September is the cruelest month for graduate students--but we've come out of our annual move mostly intact in Bellingham, WA. After a bit of a stressful beginning, I hope to get back to writing these posts in a more timely fashion.
I've been reading Walter Benjamin's Arcades Project again--straight through for the first time. I finished convolute "N" a few days ago, which has given me a new impulse for this project. I think I'll try to make it more Arcadian--more presentation, perhaps, less commentary, certainly less retrospect. Naturally there will still be a lot of both because the blog's primary function is still as a scholar's notebook... but I'll give it a try.
"Method of this project: literary montage. I needn't say anything. Merely show... the rags, the refuse--these I will not inventory but allow, in the only way possible, to come into their own: by making use of them" (Benjamin 460). I'm hardly playing with refuse--but at least rags?
With that, I'll turn to Sept 1 1913.
1. "Concerning the Beautiful" By Dora Marsden? Unsigned.
"To read the history of the "Idea of the Beautiful" is the best known way of destroying respect for philosophy.... The reason is clear... [a]n effect is put up as a cause; from the supposed cause, a quality is supposedly abstracted; the supposed abstraction is given a sturdy name and then set free to roam the thin atmosphere of thoughts" ("Concerning the Beautiful, 101).
This in the context of The New Freewoman's general skepticism toward concepts and "thoughts" as opposed to realities. Calling Marsden and co. materialists may have angered them: it would domesticate them. It's worth noting that the essay moves on to figure beauty as an elusive bird, building up an extended metaphor. It also claims that beauty is "repose," a peaceful state of the soul. Like Burke and his sublime/beautiful split, I think. [I was right--see below]

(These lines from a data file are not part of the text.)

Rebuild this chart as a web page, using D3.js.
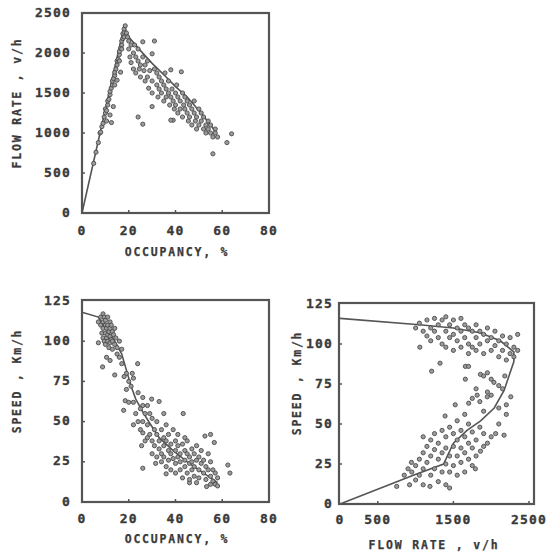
<!DOCTYPE html>
<html><head><meta charset="utf-8">
<script src="https://cdn.jsdelivr.net/npm/d3@7"></script>
<style>
html,body{margin:0;padding:0;background:#fff;}
svg{display:block;}
.tick{font-family:"DejaVu Sans Mono",monospace;font-weight:bold;font-size:13px;fill:#3a3a3a;stroke:#3a3a3a;stroke-width:0.35px;letter-spacing:1.2px;}
.title{font-family:"DejaVu Sans Mono",monospace;font-weight:bold;font-size:11.5px;fill:#3a3a3a;stroke:#3a3a3a;stroke-width:0.25px;letter-spacing:1.8px;}
</style></head><body>
<script>
// ---------- DATA ----------
const occTicks = [0, 20, 40, 60, 80];
const flowTicks = [0, 500, 1000, 1500, 2000, 2500];
const speedTicks = [0, 25, 50, 75, 100, 125];
const flowTicksX = [0, 500, 1500, 2500];

// Panel 1: flow rate (v/h) vs occupancy (%)
const flowOccPoints = [
 [5,620],[6,760],[7,880],[7.7,1000],[8,1010],[8.5,1080],[9,1120],[9.5,1200],[10,1250],[10,1300],[10.5,1280],[11,1350],[11,1400],[11.5,1420],[12,1480],[12,1520],[12.5,1560],[13,1600],[13,1650],[13.5,1680],[14,1720],[14,1760],[14.5,1800],[15,1850],[15,1900],[15.5,1920],[16,1980],[16,2020],[16.5,2060],[17,2100],[17,2150],[17.5,2180],[17.5,2240],[18,2260],[18,2300],[18.5,2340],[18,2200],[17,2050],[16,1900],
 [12,1225],[12.6,1130],[13.4,1330],[15,1660],[16.5,1760],[10.5,1150],[14,1600],
 [19,2250],[19.5,2200],[20,2150],[20,2050],[20.5,1950],[21,2100],[21,1880],[22,2000],[22,1800],[22.5,2100],[23,1950],[23,1750],[24,1900],[24,2050],[24.5,1800],[25,1700],[25,1850],[26,2140],[26,1950],[26.5,1780],[27,1650],[27,1850],[28,1900],[28,1700],[28.5,1560],[29,1780],[30,1990],[30,1650],[30,1500],[31,2150],[31,1800],[32,1750],[32,1600],[32.5,1450],[33,1700],[33,1550],[34,1650],[34,1500],[35,1600],[35,1400],[35.5,1750],[36,1550],[36,1450],[37,1500],[37,1650],[37.5,1350],[38,1790],[38,1450],[38.5,1550],[39,1400],[39,1160],[39.5,1300],[40,1500],[40,1350],[40.5,1600],[41,1450],[41,1250],[42,1400],[42,1300],[42.5,1765],[43,1500],[43,1200],[43.5,1350],[44,1450],[44,1300],[45,1250],[45,1400],[45.5,1150],[46,1350],[46,1200],[47,1300],[47,1100],[48,1250],[48,1400],[48.5,1150],[49,1200],[49,1050],[50,1300],[50,1100],[51,1150],[51,1250],[52,1050],[52,1200],[53,1100],[53,1000],[54,1150],[54,1050],[55,1000],[55,1100],[56,950],[56,740],[57,1050],[57,1000],[58,950],[62,880],[64,990],[24,1200],[26,1110],[30,1330],[38,1160]
];
const flowOccFit = [[0,0],[18,2330],[20,2200],[25,2030],[30,1870],[36,1700],[40,1580],[45,1450],[50,1280],[55,1100],[57.5,1000]];

// Panel 2: speed (km/h) vs occupancy (%)
const speedOccPoints = [
 [7,112],[8,115],[8,110],[8.5,105],[9,117],[9,112],[9,108],[9,102],[9.5,115],[9.5,100],[10,113],[10,110],[10,105],[10,98],[10.5,108],[10.5,102],[11,115],[11,110],[11,104],[11,100],[11.5,106],[11.5,96],[12,112],[12,108],[12,103],[12,99],[12.5,110],[12.5,101],[13,106],[13,100],[13,95],[13.5,104],[14,108],[14,98],[14.5,102],[15,96],[15,92],[16,100],[16,90],[17,95],[17,86],
 [7,99],[8.8,84],[10.5,90],[12,88],[14,79],[18.5,63],[17.8,57],[23.8,86],[21.5,80],[22,77],[19,80],[20,75],[19,70],[18,78],
 [26,65],[29.8,64],[33,62.5],[35,55],[43.3,55],[26,43],[25.5,35],[26,21],[31.5,24],[36,17.5],[44,40],[52.6,41],[55,42],[56.6,37],[62.4,23],[63.3,18],[53.3,9.6],[46,12],
 [22,62],[23,55],[24,50],[25,58],[25,45],[26,50],[27,38],[27,55],[28,60],[24,68],[21,72],[20,62],[22,48],[26,60],[29,42],[30,52],
 [28,48],[28,40],[29,55],[30,38],[30,30],[31,45],[31,35],[32,50],[32,42],[32,28],[33,38],[33,33],[34,45],[34,30],[34,25],[35,40],[35,35],[35,28],[36,48],[36,38],[36,22],[37,42],[37,32],[37,26],[38,36],[38,30],[38,20],[39,45],[39,27],[40,38],[40,32],[40,24],[40,18],[41,35],[41,28],[41,42],[42,30],[42,25],[42,20],[43,36],[43,15],[44,32],[44,26],[44,22],[45,38],[45,30],[45,18],[46,28],[46,24],[46,14],[47,33],[47,20],[47,25],[48,30],[48,22],[48,16],[49,35],[49,26],[49,12],[50,28],[50,20],[50,15],[51,32],[51,24],[52,18],[52,26],[53,22],[53,14],[54,30],[54,20],[55,25],[55,16],[55,11],[56,20],[56,13],[57,18],[57,11],[58,15],[58,10]
];
const speedOccFit = [[0,118],[7,115],[10,108],[14,100],[17,92],[19,82],[21,72],[23,64],[26,56],[29,49],[33,40],[39,32],[45,25],[50,20],[55,15],[58,12]];

// Panel 3: speed (km/h) vs flow rate (v/h)
const speedFlowPoints = [
 [1000,110],[1050,113],[1100,108],[1150,115],[1150,105],[1200,110],[1200,102],[1250,116],[1250,108],[1300,112],[1300,104],[1350,115],[1350,100],[1400,117],[1400,108],[1400,98],[1450,112],[1450,104],[1500,115],[1500,106],[1500,96],[1550,110],[1550,102],[1600,116],[1600,108],[1600,98],[1650,112],[1650,104],[1700,110],[1700,100],[1700,94],[1750,108],[1750,98],[1800,112],[1800,104],[1800,96],[1850,108],[1850,100],[1900,106],[1900,94],[1950,110],[1950,102],[2000,104],[2000,96],[2050,108],[2050,99],[2100,102],[2100,92],[2150,105],[2150,96],[2200,100],[2200,90],[2250,104],[2250,94],[2300,98],[2300,92],[2350,106],[2350,96],
 [1056,98],[1212,83],[1323,88],[1658,86],[1700,86],[1858,81],[1900,80],[1950,82],[2000,78],[1658,78],[2036,76],[2100,74],[2180,80],[2259,67],[2200,62],[2150,72],[1800,72],[1950,70],[2000,68],[1750,66],[1850,64],[2100,60],[1900,58],
 [750,11],[920,12],[850,18],[900,22],[945,26],[950,20],[1000,15],[1000,24],[1050,18],[1050,28],[1100,12],[1100,22],[1100,32],[1100,42],[1150,26],[1150,36],[1190,11],[1200,18],[1200,30],[1200,40],[1250,22],[1250,34],[1250,44],[1300,14],[1300,28],[1300,38],[1350,20],[1350,32],[1350,46],[1390,55],[1400,12],[1400,25],[1400,35],[1400,42],[1450,10],[1450,20],[1450,30],[1450,48],[1500,24],[1500,36],[1500,44],[1524,62],[1550,18],[1550,30],[1550,40],[1550,52],[1600,26],[1600,35],[1600,46],[1650,20],[1650,32],[1650,42],[1650,56],[1700,28],[1700,38],[1700,50],[1702,63],[1750,24],[1750,35],[1750,45],[1791,22],[1800,30],[1800,40],[1814,68],[1858,33],[1850,48],[1900,36],[1900,44],[1948,67],[1950,38],[2000,42],[2059,44],[2170,43],[2100,50],[2200,56]
];
const speedFlowFit = [[0,116],[1050,112],[1500,110],[1850,107],[2120,102],[2300,95],[2300,89],[2170,71],[2040,60],[1860,52],[1680,46],[1500,38],[1370,25],[970,18],[0,0]];

// ---------- DRAW ----------
const W = 560, H = 554;
const svg = d3.select("body").append("svg").attr("width", W).attr("height", H);

const panels = [
 {box:[82,269,13,213], xd:[0,80], xr:[82,269], yd:[0,2500], yr:[213,13], xt:occTicks, yt:flowTicks,
  pts:flowOccPoints, fit:flowOccFit, xTitle:"OCCUPANCY, %", yTitle:"FLOW RATE , v/h",
  xTitlePos:[177,252], yTitlePos:[17,103], xLabY:231, yLabX:71},
 {box:[82,269,300,502], xd:[0,80], xr:[82,269], yd:[0,125], yr:[502,301], xt:occTicks, yt:speedTicks,
  pts:speedOccPoints, fit:speedOccFit, xTitle:"OCCUPANCY, %", yTitle:"SPEED , Km/h",
  xTitlePos:[177,539], yTitlePos:[17,381], xLabY:519, yLabX:71},
 {box:[339,534,303,504], xd:[0,2500], xr:[340,529], yd:[0,125], yr:[504,304], xt:flowTicksX, yt:speedTicks,
  pts:speedFlowPoints, fit:speedFlowFit, xTitle:"FLOW RATE , v/h", yTitle:"SPEED , Km/h",
  xTitlePos:[434,545], yTitlePos:[297,383], xLabY:520, yLabX:333}
];

panels.forEach(p => {
  const x = d3.scaleLinear().domain(p.xd).range(p.xr);
  const y = d3.scaleLinear().domain(p.yd).range(p.yr);
  const g = svg.append("g");
  const [L,R,T,B] = p.box;

  // inner tick marks
  g.selectAll(".xtm").data(p.xt.filter(v => x(v) > L+2 && x(v) < R-2)).join("line")
    .attr("x1", d => x(d)).attr("x2", d => x(d)).attr("y1", B).attr("y2", B-3)
    .attr("stroke", "#555").attr("stroke-width", 1.5);
  g.selectAll(".ytm").data(p.yt.filter(v => y(v) > T+2 && y(v) < B-2)).join("line")
    .attr("x1", L).attr("x2", L+3).attr("y1", d => y(d)).attr("y2", d => y(d))
    .attr("stroke", "#555").attr("stroke-width", 1.5);

  // fitted curve
  g.append("path").datum(p.fit)
    .attr("d", d3.line().x(d => x(d[0])).y(d => y(d[1])))
    .attr("fill", "none").attr("stroke", "#555").attr("stroke-width", 1.6);

  // points
  g.selectAll("circle").data(p.pts).join("circle")
    .attr("cx", d => x(d[0])).attr("cy", d => y(d[1])).attr("r", 2.1)
    .attr("fill", "#9c9c9c").attr("stroke", "#4a4a4a").attr("stroke-width", 0.9);

  // frame
  g.append("rect").attr("x", L).attr("y", T).attr("width", R-L).attr("height", B-T)
    .attr("fill", "none").attr("stroke", "#555").attr("stroke-width", 2.2);

  // tick labels
  g.selectAll(".xl").data(p.xt).join("text").attr("class","tick")
    .attr("x", d => x(d)).attr("y", p.xLabY).attr("text-anchor","middle")
    .attr("dominant-baseline","middle").text(d => d);
  g.selectAll(".yl").data(p.yt).join("text").attr("class","tick")
    .attr("x", p.yLabX).attr("y", d => y(d)).attr("text-anchor","end")
    .attr("dominant-baseline","middle").text(d => d);

  // titles
  g.append("text").attr("class","title").attr("x", p.xTitlePos[0]).attr("y", p.xTitlePos[1])
    .attr("text-anchor","middle").attr("dominant-baseline","middle").text(p.xTitle);
  g.append("text").attr("class","title")
    .attr("transform", `translate(${p.yTitlePos[0]},${p.yTitlePos[1]}) rotate(-90)`)
    .attr("text-anchor","middle").attr("dominant-baseline","middle").text(p.yTitle);
});
</script>
</body></html>
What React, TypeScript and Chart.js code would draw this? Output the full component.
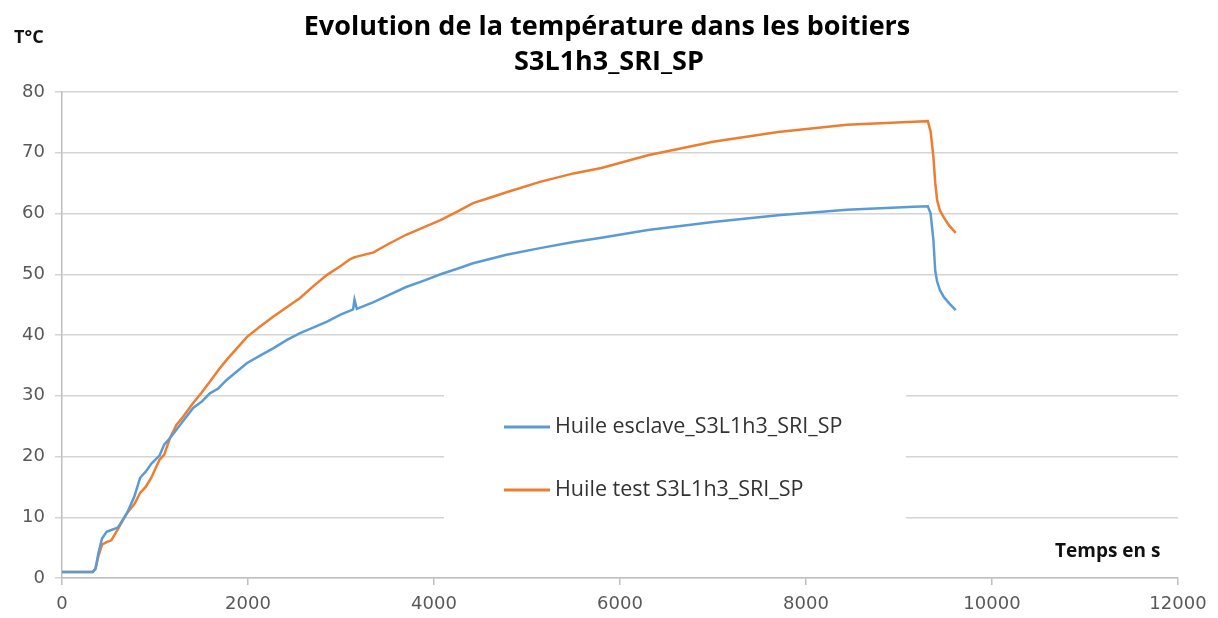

After arguing that beauty is food for the soul, which becomes larger and better integrated through beauty, this gem: "As the intrinsic feature of a food is merely that it feeds, ie. that is can be used up in satisfaction of a need, so in the case of what we call the "beautiful," it is everything which overcomes disparateness in the soul, now being one thing, now another. Sometimes the same thing will fairly regularly answer to the purpose. Sometimes not. All depends on the specific character of the need. 'A thing of beauty is a joy forever,' sang Keats. Not at all." (101-102). This manages to at once dissipate the power of tastemakers on both sides--the traditionalists and avant-gardists are revealed as part of the same overall experience of soul-feeding. The twist is the NFW's characteristic hint that not all souls are equal, nor do they require the same food--which of course reestablishes their own claim to elite taste. A delicate operation with/of power and confidence.
Beauty must be "sensed, not thought," therefore "effects which primarily belong to a thought-process must be eliminated from the category" (103). The editor lists three "brands" of this ersatz "associative" beautiful: the sublime, the picturesque, and the seductive. The sublime is an "intellect-tainted substitute." The picturesque "intellectualized beauty-fake." The seductive "is merely the evidence of a suitability in the objective means to a definite objective end" (103).
The end of the article, with its catalog of fakes, never really establishes what beauty actually is. Here it seems to contradict the principle established at the start: "The intellectual malaise connected with the sublime the sentimental melancholy of the picturesque, the quickened desires... of the seductive, tend to dispersal rather than to cohesion. They may have their contribution to make to the soul's need. The casting forth of seed is as necessary as the reaping of the grain; but for the 'beautiful,' its function lies in the reaping" (104). So dispersal is admitted as a potential need. This hedging of the beautiful with the shrubbery of the picturesque (and allies) shows that the fear of dissolution is tempered by acknowledgment of its necessity. I wish Marsden(?) had followed up on that--perhaps in future essays?
[I'm afraid that the rest of the issue didn't lend itself as well to sampling with commentary--or I just fell back into my old cataloging habits. Consider the following notes as bookmarks, not finished comments.]
2. "Views and Comments."
Interesting attack on The New Age's guild-socialism, including a takedown of the concept of a "monopoly of labor-power." Followed by half-humorous linking of NA with Pankhursts, and truly Hastings isn't far off.
3. "The Poet's Eye," Ford Madox Heuffer. This is a slightly-changed reprint of the essay from August's Poetry. Transatlantic timeshifts? I'm seeing more and more reprints and arguments across my journals--looking across and inwards already ready for canonization?
4. "In Metre," Ezra Pound. Same review as from Poetry.
5. "The New School" by Imagistes. A nice selection of single poems from Aldington, H.D., Lowell, Cannell, Flint, and Williams. Flint's poem is my favorite. Williams's the best in retrospect, he's very much playing H.D. here, I wonder if the poem is for her.
6. "Domestic Studies in the Year 2000": another science fiction anecdote, this one by E. S. P. Haynes. It's about an old man about to be compulsorily euthanized and his reminisces of the 1913-present.